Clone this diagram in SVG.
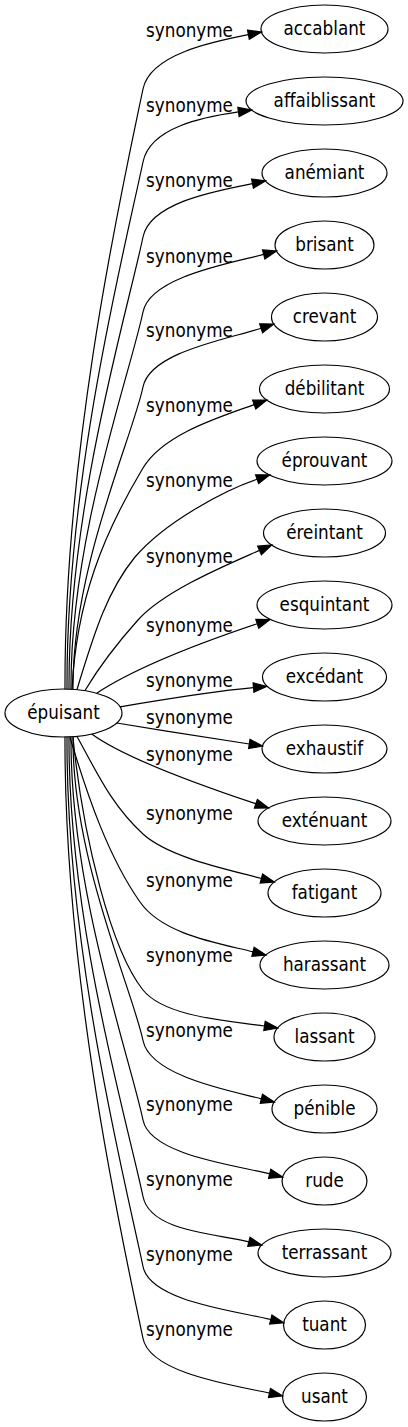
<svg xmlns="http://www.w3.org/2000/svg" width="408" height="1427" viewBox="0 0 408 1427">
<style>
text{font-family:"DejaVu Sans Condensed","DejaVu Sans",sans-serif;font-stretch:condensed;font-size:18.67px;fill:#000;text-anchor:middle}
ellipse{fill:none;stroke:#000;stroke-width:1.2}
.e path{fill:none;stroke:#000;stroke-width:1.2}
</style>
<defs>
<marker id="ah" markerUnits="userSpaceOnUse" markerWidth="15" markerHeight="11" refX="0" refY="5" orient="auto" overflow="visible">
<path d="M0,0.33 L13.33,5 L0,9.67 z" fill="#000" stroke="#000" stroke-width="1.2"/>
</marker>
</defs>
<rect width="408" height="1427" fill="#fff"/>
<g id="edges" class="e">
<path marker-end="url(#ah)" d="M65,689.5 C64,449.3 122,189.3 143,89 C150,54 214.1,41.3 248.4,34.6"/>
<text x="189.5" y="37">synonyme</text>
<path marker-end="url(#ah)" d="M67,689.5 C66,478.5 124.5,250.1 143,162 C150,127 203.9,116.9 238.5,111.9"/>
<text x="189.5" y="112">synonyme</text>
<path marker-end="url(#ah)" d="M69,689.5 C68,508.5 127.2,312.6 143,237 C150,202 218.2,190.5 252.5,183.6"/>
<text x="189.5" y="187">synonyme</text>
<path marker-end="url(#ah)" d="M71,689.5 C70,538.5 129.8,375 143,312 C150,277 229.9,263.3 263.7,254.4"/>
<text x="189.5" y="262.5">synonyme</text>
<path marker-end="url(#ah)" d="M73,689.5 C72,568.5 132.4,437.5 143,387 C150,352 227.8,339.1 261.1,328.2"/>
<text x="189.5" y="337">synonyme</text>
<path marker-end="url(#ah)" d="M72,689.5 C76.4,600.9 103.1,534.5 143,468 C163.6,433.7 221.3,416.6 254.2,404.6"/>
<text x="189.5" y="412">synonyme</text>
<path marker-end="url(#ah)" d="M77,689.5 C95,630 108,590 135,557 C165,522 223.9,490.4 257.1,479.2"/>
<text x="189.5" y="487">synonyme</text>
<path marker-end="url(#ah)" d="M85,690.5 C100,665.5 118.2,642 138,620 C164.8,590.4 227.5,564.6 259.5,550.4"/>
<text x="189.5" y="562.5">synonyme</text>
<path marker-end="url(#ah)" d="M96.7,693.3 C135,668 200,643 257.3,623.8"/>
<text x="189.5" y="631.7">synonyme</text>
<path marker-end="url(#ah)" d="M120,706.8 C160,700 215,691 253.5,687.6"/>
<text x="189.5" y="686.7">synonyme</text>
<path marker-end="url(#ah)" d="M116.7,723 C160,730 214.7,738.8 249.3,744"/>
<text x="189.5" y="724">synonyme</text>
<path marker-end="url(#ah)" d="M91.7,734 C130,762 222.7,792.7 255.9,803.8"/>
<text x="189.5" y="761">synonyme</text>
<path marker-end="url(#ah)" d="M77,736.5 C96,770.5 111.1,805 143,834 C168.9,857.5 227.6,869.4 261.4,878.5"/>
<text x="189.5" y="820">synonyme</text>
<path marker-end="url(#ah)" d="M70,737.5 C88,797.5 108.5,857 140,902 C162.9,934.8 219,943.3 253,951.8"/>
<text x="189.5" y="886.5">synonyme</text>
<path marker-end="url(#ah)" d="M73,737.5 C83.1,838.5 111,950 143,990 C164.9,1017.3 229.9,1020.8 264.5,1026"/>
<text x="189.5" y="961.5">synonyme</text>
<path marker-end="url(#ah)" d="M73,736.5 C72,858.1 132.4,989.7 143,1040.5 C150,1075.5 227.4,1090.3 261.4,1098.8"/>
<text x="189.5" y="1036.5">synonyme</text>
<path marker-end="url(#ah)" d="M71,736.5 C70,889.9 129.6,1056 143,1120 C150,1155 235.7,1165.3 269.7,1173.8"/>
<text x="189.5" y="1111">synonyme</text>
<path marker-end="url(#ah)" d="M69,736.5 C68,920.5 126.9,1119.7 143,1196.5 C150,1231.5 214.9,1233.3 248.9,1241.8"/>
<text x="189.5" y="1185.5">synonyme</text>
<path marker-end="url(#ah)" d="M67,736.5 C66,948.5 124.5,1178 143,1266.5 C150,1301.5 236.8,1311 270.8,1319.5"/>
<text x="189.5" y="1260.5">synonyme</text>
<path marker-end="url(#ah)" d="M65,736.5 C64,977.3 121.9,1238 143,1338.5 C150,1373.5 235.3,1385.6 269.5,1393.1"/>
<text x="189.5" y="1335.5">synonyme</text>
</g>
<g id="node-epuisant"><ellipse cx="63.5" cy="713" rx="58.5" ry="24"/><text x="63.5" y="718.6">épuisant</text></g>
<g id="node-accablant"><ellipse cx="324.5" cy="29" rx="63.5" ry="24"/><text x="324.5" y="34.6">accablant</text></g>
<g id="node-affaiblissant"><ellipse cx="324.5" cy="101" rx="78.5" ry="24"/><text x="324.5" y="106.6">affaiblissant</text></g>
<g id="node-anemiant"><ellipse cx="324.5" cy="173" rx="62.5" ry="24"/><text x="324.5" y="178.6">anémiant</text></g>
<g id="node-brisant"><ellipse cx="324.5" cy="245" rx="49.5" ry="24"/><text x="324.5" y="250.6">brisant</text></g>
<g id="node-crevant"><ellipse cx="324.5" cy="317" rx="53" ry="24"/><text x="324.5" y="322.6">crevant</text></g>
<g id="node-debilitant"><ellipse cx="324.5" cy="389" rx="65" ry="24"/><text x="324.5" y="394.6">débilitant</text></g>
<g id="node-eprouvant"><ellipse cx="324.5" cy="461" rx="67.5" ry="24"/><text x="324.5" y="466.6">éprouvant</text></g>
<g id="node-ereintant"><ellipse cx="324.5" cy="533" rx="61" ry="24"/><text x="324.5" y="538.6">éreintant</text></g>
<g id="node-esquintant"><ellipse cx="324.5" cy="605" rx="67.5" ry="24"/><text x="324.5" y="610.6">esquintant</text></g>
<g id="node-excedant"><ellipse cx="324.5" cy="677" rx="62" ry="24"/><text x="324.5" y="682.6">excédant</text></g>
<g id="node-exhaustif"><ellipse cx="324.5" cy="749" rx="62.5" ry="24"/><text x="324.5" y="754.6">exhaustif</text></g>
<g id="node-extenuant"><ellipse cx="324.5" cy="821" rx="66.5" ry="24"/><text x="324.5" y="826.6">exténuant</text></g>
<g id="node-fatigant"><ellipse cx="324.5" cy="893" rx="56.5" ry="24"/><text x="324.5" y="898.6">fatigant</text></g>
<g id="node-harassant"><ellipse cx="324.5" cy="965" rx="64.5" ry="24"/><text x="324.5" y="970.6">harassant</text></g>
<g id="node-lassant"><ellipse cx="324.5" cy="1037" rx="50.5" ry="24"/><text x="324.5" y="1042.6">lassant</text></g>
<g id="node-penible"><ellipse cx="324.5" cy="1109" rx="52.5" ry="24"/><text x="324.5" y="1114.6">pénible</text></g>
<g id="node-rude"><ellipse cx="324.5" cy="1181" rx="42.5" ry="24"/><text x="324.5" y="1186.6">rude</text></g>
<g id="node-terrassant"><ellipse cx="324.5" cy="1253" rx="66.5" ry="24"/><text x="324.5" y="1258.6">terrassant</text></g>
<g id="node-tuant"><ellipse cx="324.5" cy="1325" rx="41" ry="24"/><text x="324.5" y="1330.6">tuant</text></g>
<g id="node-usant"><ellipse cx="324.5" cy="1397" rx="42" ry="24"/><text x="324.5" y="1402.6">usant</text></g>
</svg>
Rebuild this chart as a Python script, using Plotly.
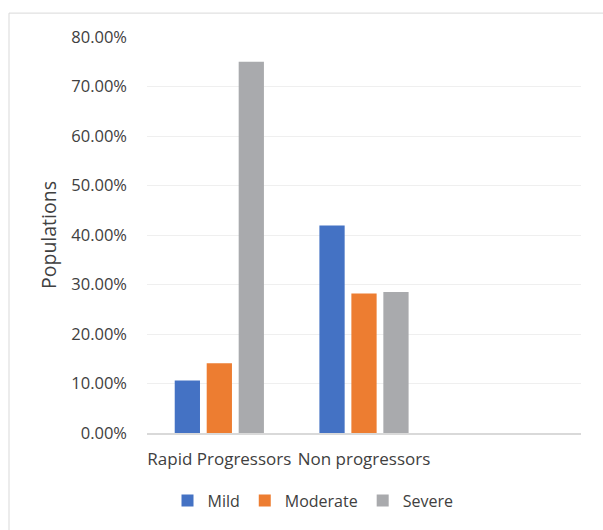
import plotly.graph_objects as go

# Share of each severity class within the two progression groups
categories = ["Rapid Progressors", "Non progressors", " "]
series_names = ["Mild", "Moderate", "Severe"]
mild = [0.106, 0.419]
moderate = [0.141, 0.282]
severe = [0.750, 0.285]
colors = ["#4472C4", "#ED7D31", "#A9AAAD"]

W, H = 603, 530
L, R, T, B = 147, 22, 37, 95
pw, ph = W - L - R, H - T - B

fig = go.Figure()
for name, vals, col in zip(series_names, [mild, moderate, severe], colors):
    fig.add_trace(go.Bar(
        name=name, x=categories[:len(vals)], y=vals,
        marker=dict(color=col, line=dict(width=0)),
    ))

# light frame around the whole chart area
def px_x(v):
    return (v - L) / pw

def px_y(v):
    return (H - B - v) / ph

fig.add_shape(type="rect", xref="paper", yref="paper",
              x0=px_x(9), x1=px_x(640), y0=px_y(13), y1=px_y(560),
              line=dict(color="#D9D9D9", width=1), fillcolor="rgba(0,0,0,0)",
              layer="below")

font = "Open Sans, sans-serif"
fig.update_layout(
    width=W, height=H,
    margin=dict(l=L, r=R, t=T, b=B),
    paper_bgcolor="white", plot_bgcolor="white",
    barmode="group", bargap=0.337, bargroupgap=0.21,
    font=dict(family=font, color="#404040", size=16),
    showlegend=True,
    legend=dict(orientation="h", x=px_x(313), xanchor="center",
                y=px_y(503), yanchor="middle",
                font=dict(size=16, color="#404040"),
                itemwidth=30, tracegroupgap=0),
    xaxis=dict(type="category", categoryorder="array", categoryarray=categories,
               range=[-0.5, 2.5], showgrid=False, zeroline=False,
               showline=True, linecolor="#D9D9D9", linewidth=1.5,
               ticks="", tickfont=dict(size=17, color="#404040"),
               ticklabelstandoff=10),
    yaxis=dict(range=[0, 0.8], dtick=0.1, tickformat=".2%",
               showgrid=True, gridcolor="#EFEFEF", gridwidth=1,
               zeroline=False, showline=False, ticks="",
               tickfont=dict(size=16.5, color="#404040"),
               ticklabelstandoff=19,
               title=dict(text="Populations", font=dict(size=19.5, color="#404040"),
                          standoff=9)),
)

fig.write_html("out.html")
*-*-*
AIM OF THE TASK – From the entries above, extract each line containing "this".

EXERCISE ANSWER –
Clone this diagram in SVG.
Rebuild this chart as a Python script, using Plotly.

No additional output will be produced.